• Collected data:
----

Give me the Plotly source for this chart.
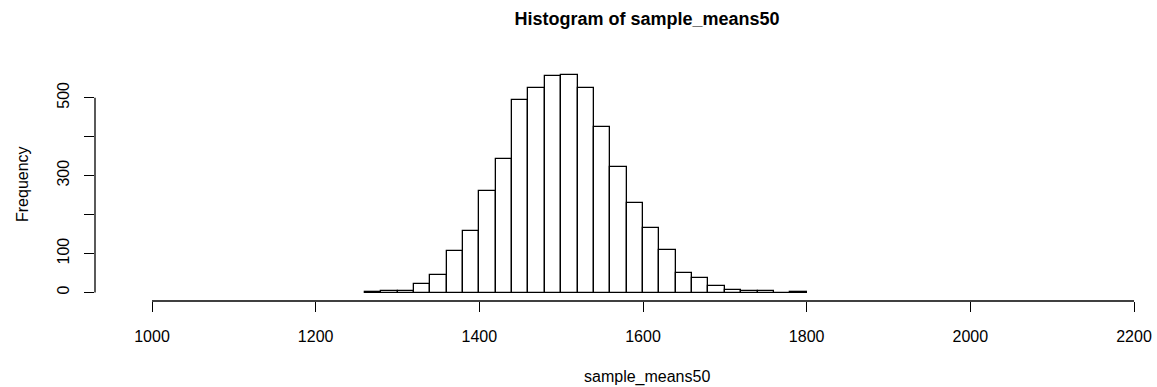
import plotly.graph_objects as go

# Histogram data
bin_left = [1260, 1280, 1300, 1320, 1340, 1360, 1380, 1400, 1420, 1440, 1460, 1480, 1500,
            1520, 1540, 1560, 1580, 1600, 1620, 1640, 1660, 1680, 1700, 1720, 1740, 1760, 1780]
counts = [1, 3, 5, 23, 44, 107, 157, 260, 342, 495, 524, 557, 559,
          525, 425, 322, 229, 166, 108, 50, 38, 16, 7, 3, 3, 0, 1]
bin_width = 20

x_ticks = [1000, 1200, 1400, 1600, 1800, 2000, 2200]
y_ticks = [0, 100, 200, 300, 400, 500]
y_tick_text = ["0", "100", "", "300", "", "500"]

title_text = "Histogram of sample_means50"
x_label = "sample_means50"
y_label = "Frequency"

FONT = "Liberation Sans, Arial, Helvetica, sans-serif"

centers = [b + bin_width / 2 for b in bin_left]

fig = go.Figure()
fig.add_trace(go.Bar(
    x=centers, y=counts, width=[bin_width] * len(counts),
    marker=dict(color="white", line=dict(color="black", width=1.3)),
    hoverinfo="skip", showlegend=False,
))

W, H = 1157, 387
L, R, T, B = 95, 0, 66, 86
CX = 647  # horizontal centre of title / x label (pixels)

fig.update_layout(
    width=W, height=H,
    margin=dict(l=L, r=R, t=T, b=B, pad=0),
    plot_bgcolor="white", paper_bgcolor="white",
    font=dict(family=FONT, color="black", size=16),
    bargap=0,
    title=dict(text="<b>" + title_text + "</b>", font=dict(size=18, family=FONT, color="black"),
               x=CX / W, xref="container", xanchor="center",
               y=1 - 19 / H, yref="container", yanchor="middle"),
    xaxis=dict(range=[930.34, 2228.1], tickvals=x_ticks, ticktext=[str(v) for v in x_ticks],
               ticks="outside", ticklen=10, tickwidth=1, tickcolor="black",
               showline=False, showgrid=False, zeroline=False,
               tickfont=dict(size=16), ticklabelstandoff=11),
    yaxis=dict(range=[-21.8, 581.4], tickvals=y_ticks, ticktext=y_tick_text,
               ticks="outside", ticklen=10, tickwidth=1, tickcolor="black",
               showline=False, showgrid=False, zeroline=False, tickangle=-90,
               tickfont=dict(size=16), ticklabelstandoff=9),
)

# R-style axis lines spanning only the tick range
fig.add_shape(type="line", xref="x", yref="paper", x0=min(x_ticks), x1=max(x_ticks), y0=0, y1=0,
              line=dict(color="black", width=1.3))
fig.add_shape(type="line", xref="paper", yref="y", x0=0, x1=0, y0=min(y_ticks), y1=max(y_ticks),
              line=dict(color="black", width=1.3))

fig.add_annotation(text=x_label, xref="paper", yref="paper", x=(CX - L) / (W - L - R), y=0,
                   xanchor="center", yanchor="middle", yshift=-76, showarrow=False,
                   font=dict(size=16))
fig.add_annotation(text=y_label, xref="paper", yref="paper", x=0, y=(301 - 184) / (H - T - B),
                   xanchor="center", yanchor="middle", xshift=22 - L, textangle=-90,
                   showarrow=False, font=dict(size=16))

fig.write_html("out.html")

----

• Goal: Exactly as written, please give again the lines from the beginning of the listing through the line containing "bin_width = 20", inclusive, without any pictures.

• Problem solution:
Give me the Plotly source for this chart.
import plotly.graph_objects as go

# Histogram data
bin_left = [1260, 1280, 1300, 1320, 1340, 1360, 1380, 1400, 1420, 1440, 1460, 1480, 1500,
            1520, 1540, 1560, 1580, 1600, 1620, 1640, 1660, 1680, 1700, 1720, 1740, 1760, 1780]
counts = [1, 3, 5, 23, 44, 107, 157, 260, 342, 495, 524, 557, 559,
          525, 425, 322, 229, 166, 108, 50, 38, 16, 7, 3, 3, 0, 1]
bin_width = 20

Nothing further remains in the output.